Teahupoo: meaning, how it is formed and how much it measures

Nautical Channel
22 Sep 2023
NEWS | Marine Life, Surf

In a secluded corner of the South Pacific, south of the island of Tahiti (French Polynesian island), lies a natural wonder that has captivated surfers and wave lovers from around the world. Its name is Teahupo'o, and it is much more than just a wave.

It is an impressive natural phenomenon that attracts intrepid surfers in search of extreme thrills. This wave is known to be one of the most powerful and dangerous waves in the world.

The Teahupoo wave is so spectacular that the World Surfing Championship (WSL) includes a major stop in Teahupo'o, Tahiti, known as the "Billabong Pro Tahiti".

This competition is famous for the challenging and spectacular conditions that Teahupo'o offers and is a crucial event in the WSL calendar.

What does Teahupoo mean?

The word "Teahupo'o" is of Tahitian origin and has a specific meaning in Tahitian. Teahupo'o is commonly translated as "wall of skulls" or "broken skull" in English.

Specifically, this name is from an ancient Tahitian king, who liked to "collect heads". The English meaning of the name Teahupoo, can give us a small idea of what can cause this wave, serious or even fatal injuries.

Teahupo'o also has a cultural significance in Tahitian history. For ancient Tahitians, the site where Teahupo'o is located was considered a sacred and mystical site. It was an area where important ceremonies and rituals were performed. Its name also suggests the reverence and respect that Tahitians had for this place.

Serious accidents while surfing Tahiti's most famous wave.

Its meaning, "wall of skulls", fits it perfectly, as Teahupo'o has unfortunately witnessed several serious accidents in the surfing world due to its extreme conditions.

Unfortunately, both in 2000 and 2005, the island witnessed several horrific events, as two local surfers died in this wave: Thierry Vernaudon in 2000 and Malik Joyeux in 2005. In total there have been 5 deaths on the Teahupoo wave. Few are the deceased if we compare it with those who have suffered serious and important injuries.

© Ben Thouard

How is the Teahupoo wave formed?

The spectacular Teahupo'o wave forms thanks to a unique combination of geographic and oceanographic factors that make it unique and fearsome. Surrounded by the entire South Pacific Ocean, it faces gigantic waves that travel thousands of kilometers before hitting its reef with force.

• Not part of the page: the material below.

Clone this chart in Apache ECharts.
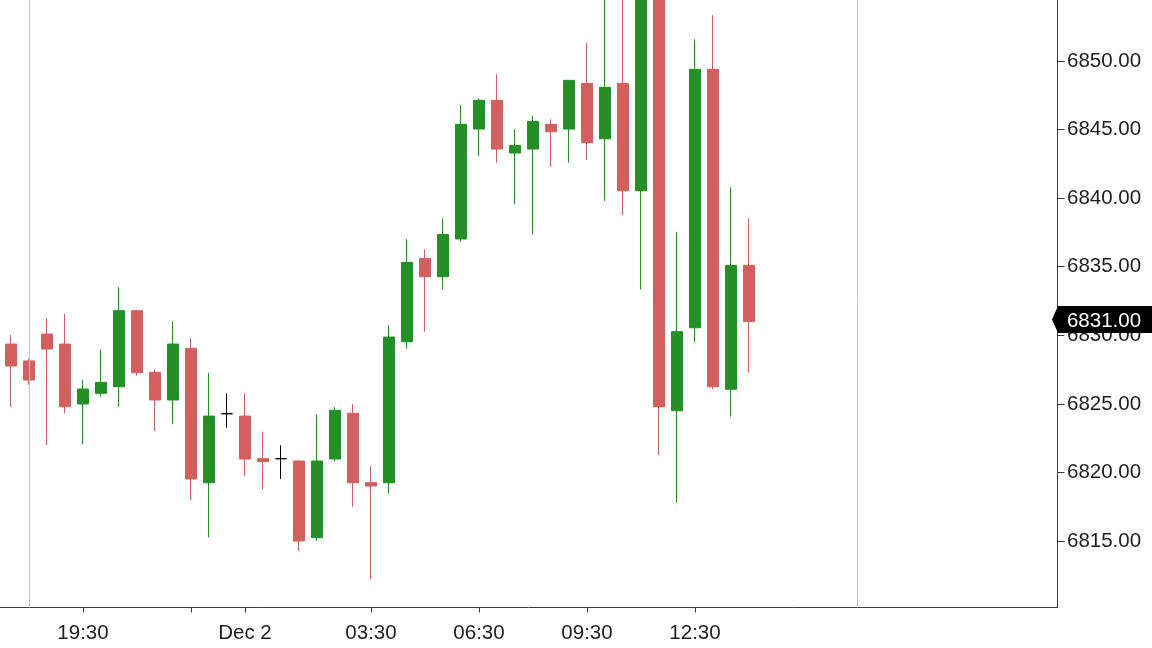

What makes this wave special is all the swell coming from the south and, above all, the difference in depth when these swells reach Tahiti.

However, what makes this wave spectacular is its seabed, specifically its shallow coral bottom. As with the Nazaré wave, the seabed plays a crucial role.

The most impressive feature of Teahupo'o is the way the waves break over the coral reef.

The reef is sharp and shallow, and when the waves reach this point, they rise abruptly and collapse into a massive wall of water. This collapse creates one of the most perfect and deepest tubes in the surfing world, making it a tube lover's paradise.

The Teahupoo wave forms in the Teahupo'o Passage, a narrow strip of water that connects the open ocean to the Tahitian lagoon. The pass is narrow and features a coral reef that slopes sharply downward. As these large waves enter Teahupo'o Passage, the underwater topography acts like a funnel, compressing and accelerating wave energy. This causes a dramatic increase in the height and speed of the waves as they advance onto the reef.

How big are the waves at Teahupoo?

The waves at Teahupo'o are usually between 3 and 5 meters high, but on exceptional occasions, they have exceeded 7-10 meters in height.

In fact, there have been occasions due to the height and danger that a "Code Red" has been established in Teahupoo. This means that all water activities in the area will be suspended for at least 24 hours.

Generally, the wave is not feared for its height but for its power and speed. However, it usually has a perfect average size to be surfed.

So far, Code Red has been declared twice, in 2011 and recently in 2022. It was on those occasions that Teahupoo's largest wave was seen, reaching approximately 10 meters. Moreover, the French Marine Authority was forbidden, under threat of arrest, to enter the water.

From the first code red, which was decreed in the middle of the WSL Billabong Pro Tahiti, "Code Red" has been produced, a short documentary where we can see and explain what happened at that time. Something that was revived 11 years later.